Between 1959 and 2009, the sugar industry operated in a largely protected market with Guyana being among nine countries to have benefited from the Commonwealth Sugar Agreement (CSA). Additionally, Guyana along with other African, Caribbean and Pacific (ACP) states benefited subsequently from the Sugar Protocol under the ACP-EU preferential system. It also had access to the Canadian and U.S. markets at preferential rates.
Preferential sales to the EU market accounted for 50 per cent of the company’s sugar output and 70 per cent of its revenues. In November 2005, the European Agriculture Council (EAC) decided to reduce the guaranteed price for sugar by 36 per cent over a four-year period that began in 2006. The EU was forced to withdraw the preferential treatment as a consequence of global pressures to liberalise its trade.
And though a large quantity of sugar is still being sold to Europe, Guyana continues to reel from the effects of the significantly reduced price of sugar.
“The world market price is about US$310US per tonne, if you think about when we were getting the preferential price, on average we were getting about US$600 per tonne,” the DCEO pointed out.
Cognisant of the challenges facing the sugar industry, he said the corporation this time around will be placing significant emphasis on value-added sugars.
Currently, the corporation is shifting its focus from producing raw sugar to bagged and packaged sugar. “We are also looking at doing something called Plantation White Sugar.
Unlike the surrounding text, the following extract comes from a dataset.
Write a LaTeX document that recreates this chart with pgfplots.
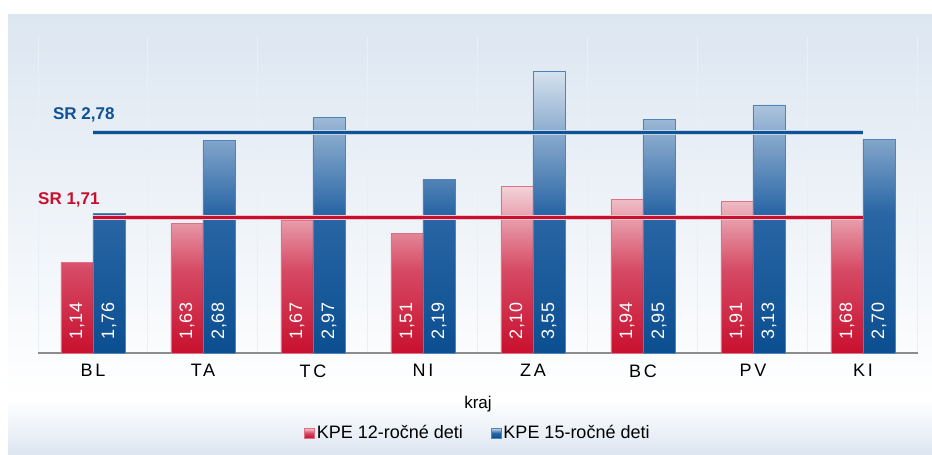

Plantation White is really a substitute for refined white sugar,” Bhim added.
According to him, CARICOM on an annual basis imports approximately 190, 000 tonnes of refined white sugar, but research has indicated that it needs only about 10 per cent of refined white sugar to make certain products and the rest could come from plantation white sugar.
Bhim said if Guyana, Jamaica and Belize – members of the Sugar Association of the Caribbean – could press the CARICOM Secretariat to grant them the Common External Tariff, white sugar coming in extra regionally could attract a tariff of about 30-40 per cent. At the moment brown sugar attracts a tariff of 40 per cent. Such a move would make Guyana’s plantation white sugar competitive, Bhim posited.
“That’s about it in terms of sugar production, not forgetting we also have molasses, [and] we are looking at cogeneration at Albion in particular,” the DCEO he added.
As part of its new business model, the Senior Communications Officer Audreyanna Thomas said GuySuCo at its Albion Estate and factory will be focusing on bulk sugar, plantation white sugar, cogeneration and molasses.
At the Blairmont Estate, the focus will be on bagged and packaged sugar, while at the Uitvlugt Estate and factory would bag plantation white sugar.